The app is available on iOS and Android devices and is operational at 29 airports and 4 seaports.
The use of Mobile Passport operations have increased threefold from 2016 to 2017.

History 
The Mobile Passport app was developed by Airside Mobile, Inc, an organization started by former executives at the Transportation Security Administration (TSA), Hans Miller and Adam Tsao.

Mobile Passport operations were launched in Atlanta at the Hartsfield-Jackson International Airport in 2016 and are now available at 24 U.S. airports and 1 U.S. cruise port. The Mobile Passport app is authorized by CBP and sponsored by the Airports Council International-North America, Boeing, and the Port of Everglades.
Airside Mobile, Inc. secured a Series A funding of $6M in the fall of 2017.

How it works 
During the customs process at the Federal Inspection Service (FIS) area of a U.S. airport, travelers arriving from international locations typically wait in long lines before presenting passports and paperwork and verbally answering questions made by CBP officials. U.S. passport holders and Canadian passport holders who have downloaded the Mobile Passport app can expedite this process by submitting information regarding their passport and trip details via their mobile device to CBP officials, then access an expedited line.
The Mobile Passport app can be downloaded from the Apple App Store or Google Play Store on to an iOS or Android device and complete their digital passport profile(s) before they travel. A pre-approval is not required and the app is for free. 
To set up a digital passport profile, travelers may use the document scanner feature within the Mobile Passport app to capture their passport information, and then verify that it is correct. Or, they may manually enter the information directly on the app. The name must appear exactly as it does on the passport.

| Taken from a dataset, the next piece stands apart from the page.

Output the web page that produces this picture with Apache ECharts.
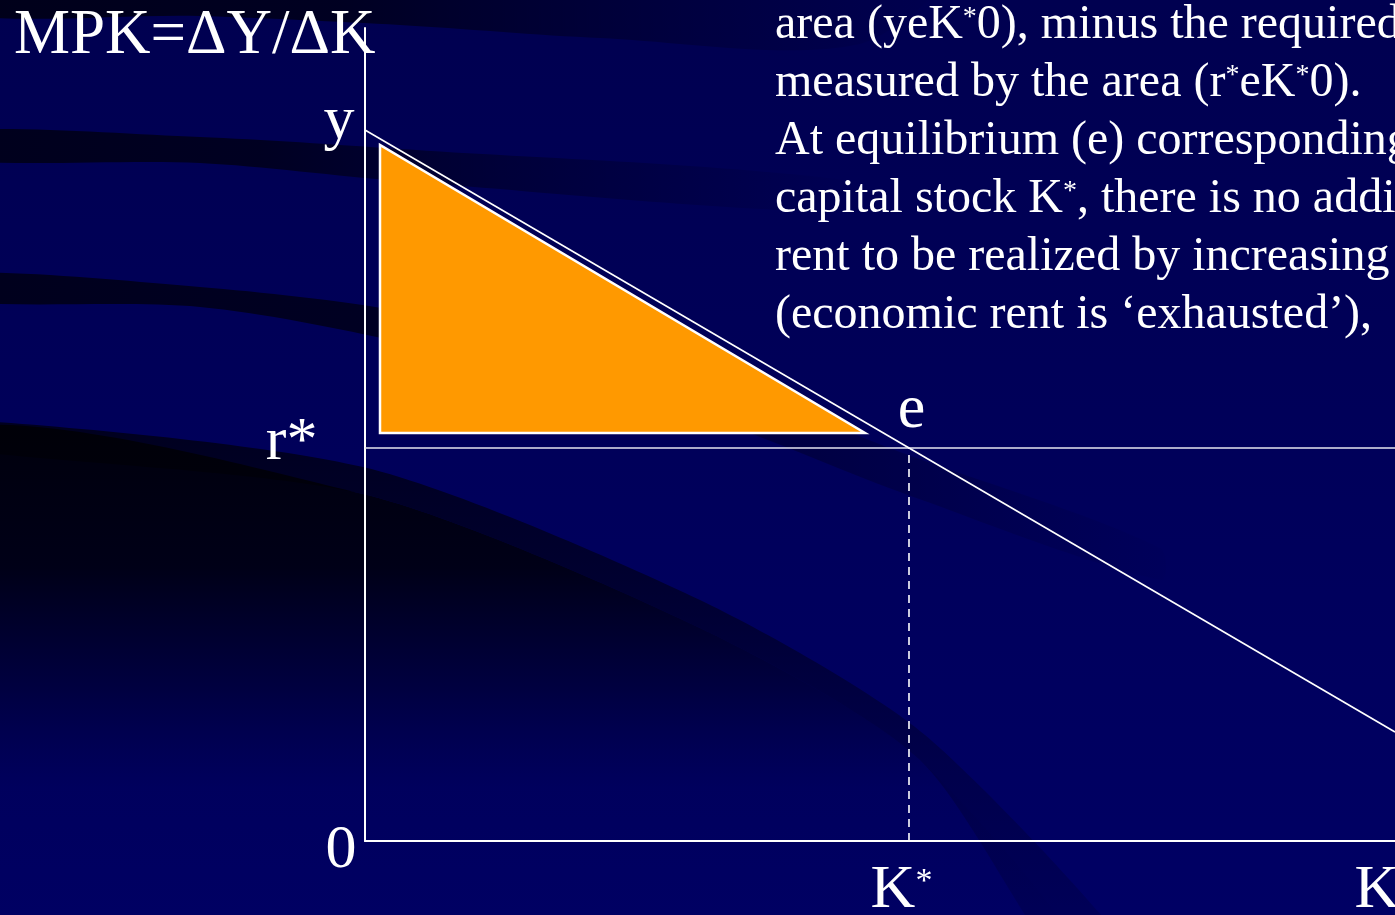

For instance, under Surname, users have to enter their last name. Under Given Names, travelers have to enter their first name [SPACE] middle name [SPACE] middle name, and so on. All hyphens and apostrophes should be replaced by a [SPACE]. To complete the passport profile, users have to touch the box at the bottom of the screen. The camera on the mobile device will open up to allow a “selfie” to be taken of the respective passport holder. According to CBP, group submissions may be made using the Mobile Passport app on one mobile device for all family members of the same household traveling together provided that each family member is a U.S. citizen with a valid U.S. passport or a Canadian citizen with both a valid Canadian passport and B1 or B2 visa status. The Mobile Passport app will not work for U.S. Legal Permanent Residents nor will they be able to process through the designated Mobile Passport lane upon arrival in the United States.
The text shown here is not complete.